Dos barcas a la orilla:
se ha descalzado el mar
para pisar, desnudo el pie, la arena (p. 29).

El tiempo que ha pasado, que en su tránsito nos ha llevado del oriente al poniente de nuestra existencia, nos deja convertidos en esa pequeña cordillera hecha de los sucesivos hombres que hemos sido, cáscara vecina de una indolencia que no puede describirse si no es en comparación con el inmenso mar: ¿el todo? ¿La nada? ¿El vacío que han dejado la religión y la historia? ¿La inutilidad de la filosofía y la política? ¿La muerte, que todo lo circunda, invade y anticipa? Algo no ignoro: poema escrito a las puertas de la vejez, hecho al mismo tiempo de juventudes agolpadas, revividas en tropel contra la página blanca, Algaida es un reclamo a favor de la única realidad asequible, la de los propios sentidos en diálogo con un universo sin respuestas, elaborado con una sensibilidad extraordinaria y un portentoso bagaje lingüístico.
     En la lógica de sus metamorfosis, me gusta pensar que el título del poema, una vez que nos familiarizamos con su uso, vive su propia mutación: ya no es sólo una palabra, nueva para la mayoría de nosotros, sino una suerte de organismo que termina sufriendo una de las transformaciones ovidianas: de ser el nombre de un médano ubicado al lado del mar, termina por aparecérseme como el nombre de una de las luces nocturnas parpadeantes, como Aldebarán y Algol, por mencionar dos que asoman en el poema. Entre ellas podría estar Algaida, con el magnífico esplendor de una y la cualidad cambiante de la otra. Al salir de su peculiar inferno —inolvidablemente enunciado como «báratro mexica»—, vemos, tal como exige la imagen dantesca, un astro que brilla en el cielo nocturno: es una estrella y se llama Algaida.

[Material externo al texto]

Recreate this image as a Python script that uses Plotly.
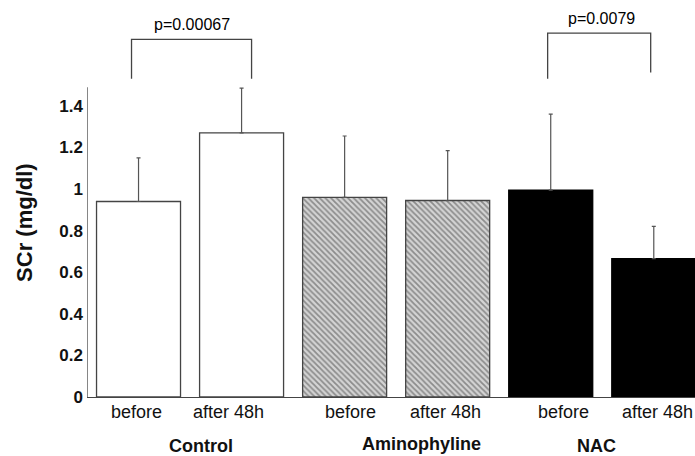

Las referencias son a la edición de Conaculta, por ser la que se consigue con más facilidad: Algaida, de Eduardo Lizalde. Dirección General de Publicaciones del Consejo Nacional para la Cultura y las Artes, colección Práctica Mortal, México, 2009.

En ambas ediciones de Algaida, el verso de Dante tiene una errata y dice «la stelle».

Tal es el género de la evocación pasada por la reflexión de toda una vida, que los recuerdos sufren un cambio que se representa en el nivel de la lengua, lo que se percibe no sólo en el uso de los adjetivos. Nótese, por ejemplo, cómo Lizalde escribe que el océano azota «sin clemencia» no las playas sino los «amarillosos tumultuosos recuerdos del mar de Veracruz» y otros rincones del Golfo (p. 27).